## START

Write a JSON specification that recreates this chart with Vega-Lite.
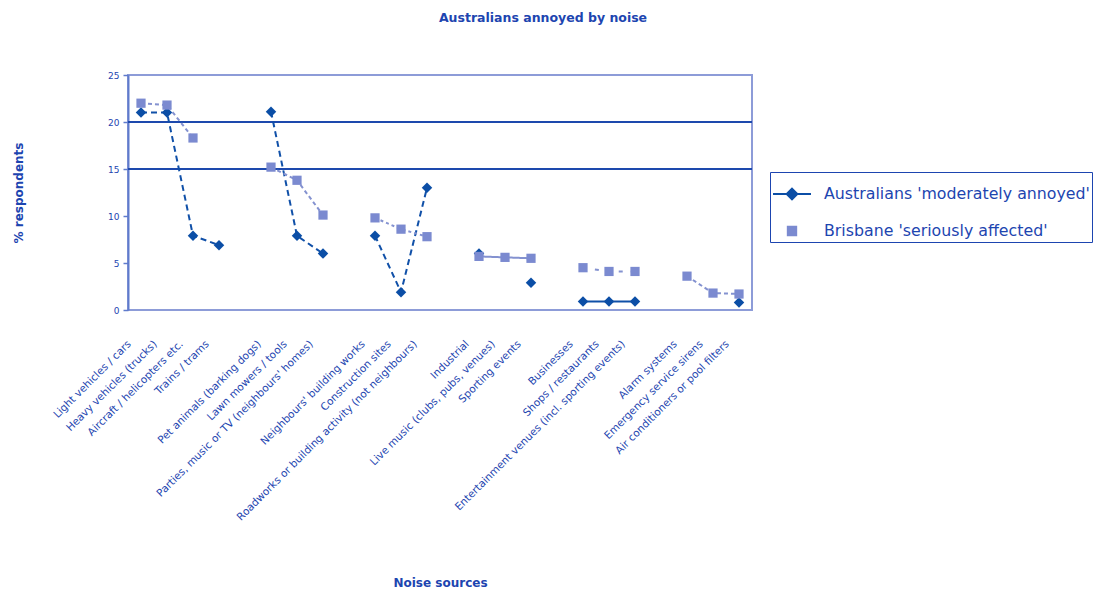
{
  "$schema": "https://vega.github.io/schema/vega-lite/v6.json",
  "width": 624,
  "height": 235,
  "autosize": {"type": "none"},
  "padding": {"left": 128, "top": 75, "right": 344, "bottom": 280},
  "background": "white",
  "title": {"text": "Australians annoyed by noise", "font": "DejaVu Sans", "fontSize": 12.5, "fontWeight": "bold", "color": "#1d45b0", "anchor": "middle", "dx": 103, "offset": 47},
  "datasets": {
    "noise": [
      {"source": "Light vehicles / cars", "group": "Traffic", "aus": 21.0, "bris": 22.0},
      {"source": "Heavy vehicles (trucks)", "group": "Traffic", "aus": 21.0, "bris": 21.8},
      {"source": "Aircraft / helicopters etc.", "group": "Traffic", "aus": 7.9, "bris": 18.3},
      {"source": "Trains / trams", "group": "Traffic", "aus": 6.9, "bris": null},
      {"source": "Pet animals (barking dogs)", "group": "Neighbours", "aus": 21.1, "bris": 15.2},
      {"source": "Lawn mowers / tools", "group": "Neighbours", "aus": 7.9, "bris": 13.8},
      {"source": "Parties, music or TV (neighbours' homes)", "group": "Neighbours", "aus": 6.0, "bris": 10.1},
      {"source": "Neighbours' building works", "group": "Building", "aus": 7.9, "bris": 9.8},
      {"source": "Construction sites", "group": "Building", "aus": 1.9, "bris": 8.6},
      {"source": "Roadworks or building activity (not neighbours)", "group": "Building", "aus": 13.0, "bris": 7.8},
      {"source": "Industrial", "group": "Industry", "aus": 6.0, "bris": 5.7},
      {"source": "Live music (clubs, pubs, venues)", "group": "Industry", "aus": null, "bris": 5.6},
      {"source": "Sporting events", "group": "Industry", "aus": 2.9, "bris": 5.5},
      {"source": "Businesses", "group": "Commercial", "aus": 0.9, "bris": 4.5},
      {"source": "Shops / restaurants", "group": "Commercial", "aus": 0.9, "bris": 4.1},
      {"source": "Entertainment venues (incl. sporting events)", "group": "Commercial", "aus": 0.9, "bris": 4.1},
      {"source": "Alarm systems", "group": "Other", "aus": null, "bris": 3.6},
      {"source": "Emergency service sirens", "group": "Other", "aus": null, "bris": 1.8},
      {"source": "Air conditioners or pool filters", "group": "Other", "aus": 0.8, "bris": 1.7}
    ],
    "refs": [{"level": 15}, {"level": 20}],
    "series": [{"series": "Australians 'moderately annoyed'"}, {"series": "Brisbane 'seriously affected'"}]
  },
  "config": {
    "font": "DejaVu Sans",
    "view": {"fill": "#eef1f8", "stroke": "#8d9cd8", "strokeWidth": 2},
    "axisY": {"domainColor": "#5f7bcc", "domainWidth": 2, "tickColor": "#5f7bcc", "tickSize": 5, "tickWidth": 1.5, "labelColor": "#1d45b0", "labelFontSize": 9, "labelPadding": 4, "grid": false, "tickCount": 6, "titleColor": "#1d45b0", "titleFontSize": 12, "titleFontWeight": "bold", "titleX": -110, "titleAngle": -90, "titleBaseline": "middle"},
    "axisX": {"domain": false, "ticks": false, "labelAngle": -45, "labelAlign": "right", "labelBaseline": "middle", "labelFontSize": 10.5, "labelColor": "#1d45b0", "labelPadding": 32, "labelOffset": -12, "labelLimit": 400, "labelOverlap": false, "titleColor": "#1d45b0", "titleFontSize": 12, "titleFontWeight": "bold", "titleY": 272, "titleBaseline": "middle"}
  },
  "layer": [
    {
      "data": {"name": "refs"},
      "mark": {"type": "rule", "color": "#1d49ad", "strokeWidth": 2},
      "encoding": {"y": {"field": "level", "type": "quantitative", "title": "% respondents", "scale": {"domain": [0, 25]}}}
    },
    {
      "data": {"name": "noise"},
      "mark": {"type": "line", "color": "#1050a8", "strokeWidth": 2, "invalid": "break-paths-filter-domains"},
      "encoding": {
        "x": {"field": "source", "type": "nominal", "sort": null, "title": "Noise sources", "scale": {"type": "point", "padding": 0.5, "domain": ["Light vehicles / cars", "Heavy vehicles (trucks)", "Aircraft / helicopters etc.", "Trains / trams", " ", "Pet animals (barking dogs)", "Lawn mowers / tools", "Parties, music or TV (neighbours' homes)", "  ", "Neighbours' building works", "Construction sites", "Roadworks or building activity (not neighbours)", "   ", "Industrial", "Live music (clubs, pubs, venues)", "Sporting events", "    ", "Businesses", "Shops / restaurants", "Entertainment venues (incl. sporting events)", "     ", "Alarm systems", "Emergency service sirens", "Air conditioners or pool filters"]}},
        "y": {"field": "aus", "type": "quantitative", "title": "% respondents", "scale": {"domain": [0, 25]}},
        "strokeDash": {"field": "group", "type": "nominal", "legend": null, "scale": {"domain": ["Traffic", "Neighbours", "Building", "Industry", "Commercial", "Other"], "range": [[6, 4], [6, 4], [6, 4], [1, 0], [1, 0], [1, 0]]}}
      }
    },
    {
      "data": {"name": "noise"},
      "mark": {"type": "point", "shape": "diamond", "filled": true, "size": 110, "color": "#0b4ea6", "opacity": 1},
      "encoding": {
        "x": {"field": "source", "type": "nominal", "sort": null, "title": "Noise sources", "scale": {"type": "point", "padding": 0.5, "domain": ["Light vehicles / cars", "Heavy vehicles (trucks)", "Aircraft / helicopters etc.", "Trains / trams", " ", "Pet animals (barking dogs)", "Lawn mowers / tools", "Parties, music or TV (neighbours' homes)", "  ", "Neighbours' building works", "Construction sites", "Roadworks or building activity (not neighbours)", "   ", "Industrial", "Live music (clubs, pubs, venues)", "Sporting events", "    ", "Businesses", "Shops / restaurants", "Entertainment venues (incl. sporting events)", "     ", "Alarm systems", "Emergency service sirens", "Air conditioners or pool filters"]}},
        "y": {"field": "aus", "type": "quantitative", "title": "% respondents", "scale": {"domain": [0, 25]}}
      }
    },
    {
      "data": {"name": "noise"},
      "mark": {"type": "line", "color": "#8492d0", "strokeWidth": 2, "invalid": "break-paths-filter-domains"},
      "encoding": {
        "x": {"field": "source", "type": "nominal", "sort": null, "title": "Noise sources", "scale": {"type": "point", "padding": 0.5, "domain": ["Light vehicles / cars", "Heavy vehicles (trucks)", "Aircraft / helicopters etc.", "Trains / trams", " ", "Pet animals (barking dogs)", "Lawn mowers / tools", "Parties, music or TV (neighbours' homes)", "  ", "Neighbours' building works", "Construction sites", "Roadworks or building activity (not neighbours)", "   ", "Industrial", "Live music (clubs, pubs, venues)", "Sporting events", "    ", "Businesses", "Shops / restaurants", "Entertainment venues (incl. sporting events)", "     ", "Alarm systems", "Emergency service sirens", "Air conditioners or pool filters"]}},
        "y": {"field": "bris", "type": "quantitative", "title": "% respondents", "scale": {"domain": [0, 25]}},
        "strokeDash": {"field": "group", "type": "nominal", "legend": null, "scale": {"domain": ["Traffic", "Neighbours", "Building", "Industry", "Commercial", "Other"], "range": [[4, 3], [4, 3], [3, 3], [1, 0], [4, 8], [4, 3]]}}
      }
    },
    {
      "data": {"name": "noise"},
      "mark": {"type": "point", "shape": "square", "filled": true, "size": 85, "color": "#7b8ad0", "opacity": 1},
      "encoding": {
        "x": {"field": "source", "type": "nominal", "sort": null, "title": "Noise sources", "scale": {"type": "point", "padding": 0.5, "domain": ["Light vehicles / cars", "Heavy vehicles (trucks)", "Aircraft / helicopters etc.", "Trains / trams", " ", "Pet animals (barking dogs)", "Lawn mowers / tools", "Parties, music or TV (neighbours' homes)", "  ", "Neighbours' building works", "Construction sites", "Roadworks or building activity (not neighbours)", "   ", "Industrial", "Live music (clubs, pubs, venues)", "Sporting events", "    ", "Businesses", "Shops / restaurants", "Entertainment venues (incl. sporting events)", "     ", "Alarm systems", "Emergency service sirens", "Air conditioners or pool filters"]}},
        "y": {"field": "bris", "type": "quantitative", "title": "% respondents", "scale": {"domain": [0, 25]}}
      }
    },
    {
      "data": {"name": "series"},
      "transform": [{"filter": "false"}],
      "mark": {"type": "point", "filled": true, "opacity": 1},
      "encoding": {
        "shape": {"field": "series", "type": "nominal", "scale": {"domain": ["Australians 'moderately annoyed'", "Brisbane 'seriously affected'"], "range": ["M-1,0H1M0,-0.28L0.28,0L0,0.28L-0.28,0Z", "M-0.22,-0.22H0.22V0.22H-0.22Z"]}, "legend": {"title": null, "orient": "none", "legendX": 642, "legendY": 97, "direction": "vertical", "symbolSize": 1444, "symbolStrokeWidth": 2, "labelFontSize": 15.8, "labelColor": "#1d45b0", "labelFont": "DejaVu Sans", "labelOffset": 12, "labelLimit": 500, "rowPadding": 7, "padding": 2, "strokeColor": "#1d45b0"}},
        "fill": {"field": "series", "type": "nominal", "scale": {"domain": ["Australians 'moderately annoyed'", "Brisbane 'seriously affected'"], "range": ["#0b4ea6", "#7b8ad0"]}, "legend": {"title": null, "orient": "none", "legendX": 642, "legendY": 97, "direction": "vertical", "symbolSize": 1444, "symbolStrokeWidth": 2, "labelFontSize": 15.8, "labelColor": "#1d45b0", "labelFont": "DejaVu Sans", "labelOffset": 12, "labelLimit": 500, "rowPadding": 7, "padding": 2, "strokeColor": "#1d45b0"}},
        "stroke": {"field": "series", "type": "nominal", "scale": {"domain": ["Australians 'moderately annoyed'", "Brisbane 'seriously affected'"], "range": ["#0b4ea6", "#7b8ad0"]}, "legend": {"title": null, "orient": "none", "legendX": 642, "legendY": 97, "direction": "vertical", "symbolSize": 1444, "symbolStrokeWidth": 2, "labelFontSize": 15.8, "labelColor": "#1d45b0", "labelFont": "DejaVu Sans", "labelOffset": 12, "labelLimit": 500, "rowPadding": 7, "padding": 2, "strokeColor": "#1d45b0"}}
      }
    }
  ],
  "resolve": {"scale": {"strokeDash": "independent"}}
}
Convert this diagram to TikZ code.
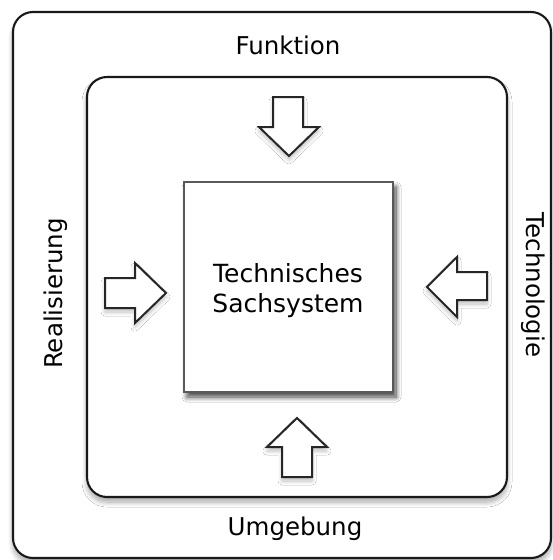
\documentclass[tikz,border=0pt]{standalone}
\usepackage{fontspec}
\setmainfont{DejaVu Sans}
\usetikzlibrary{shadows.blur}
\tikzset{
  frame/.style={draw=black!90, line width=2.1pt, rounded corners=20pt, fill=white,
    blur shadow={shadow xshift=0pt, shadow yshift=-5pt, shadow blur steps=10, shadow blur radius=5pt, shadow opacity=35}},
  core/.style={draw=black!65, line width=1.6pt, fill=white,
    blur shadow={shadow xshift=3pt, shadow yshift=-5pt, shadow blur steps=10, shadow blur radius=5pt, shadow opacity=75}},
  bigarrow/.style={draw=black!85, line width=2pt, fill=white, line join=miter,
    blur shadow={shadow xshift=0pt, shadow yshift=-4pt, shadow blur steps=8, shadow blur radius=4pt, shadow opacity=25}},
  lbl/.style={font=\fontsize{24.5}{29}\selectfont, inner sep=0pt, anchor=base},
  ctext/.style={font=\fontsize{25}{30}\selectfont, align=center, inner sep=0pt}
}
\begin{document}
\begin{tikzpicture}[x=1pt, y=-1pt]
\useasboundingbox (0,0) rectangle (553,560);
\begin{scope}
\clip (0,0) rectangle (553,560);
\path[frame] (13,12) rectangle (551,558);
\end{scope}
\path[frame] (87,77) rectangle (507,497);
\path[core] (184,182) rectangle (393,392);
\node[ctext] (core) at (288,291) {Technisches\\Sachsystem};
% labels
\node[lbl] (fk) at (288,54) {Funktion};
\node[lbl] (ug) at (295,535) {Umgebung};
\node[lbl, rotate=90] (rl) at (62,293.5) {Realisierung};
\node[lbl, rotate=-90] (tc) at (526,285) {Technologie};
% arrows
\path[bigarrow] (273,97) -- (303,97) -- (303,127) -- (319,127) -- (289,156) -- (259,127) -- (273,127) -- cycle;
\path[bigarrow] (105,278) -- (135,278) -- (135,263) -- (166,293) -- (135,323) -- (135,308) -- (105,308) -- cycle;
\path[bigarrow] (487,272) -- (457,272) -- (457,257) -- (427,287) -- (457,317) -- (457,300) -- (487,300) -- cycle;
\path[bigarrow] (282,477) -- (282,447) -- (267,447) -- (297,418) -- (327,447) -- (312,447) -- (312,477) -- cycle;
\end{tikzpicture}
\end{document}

## END

--- What to produce ---
Report every line in the data above in which the word "this" appears.

--- Finished answer ---
Write a JSON specification that recreates this chart with Vega-Lite.
Convert this diagram to TikZ code.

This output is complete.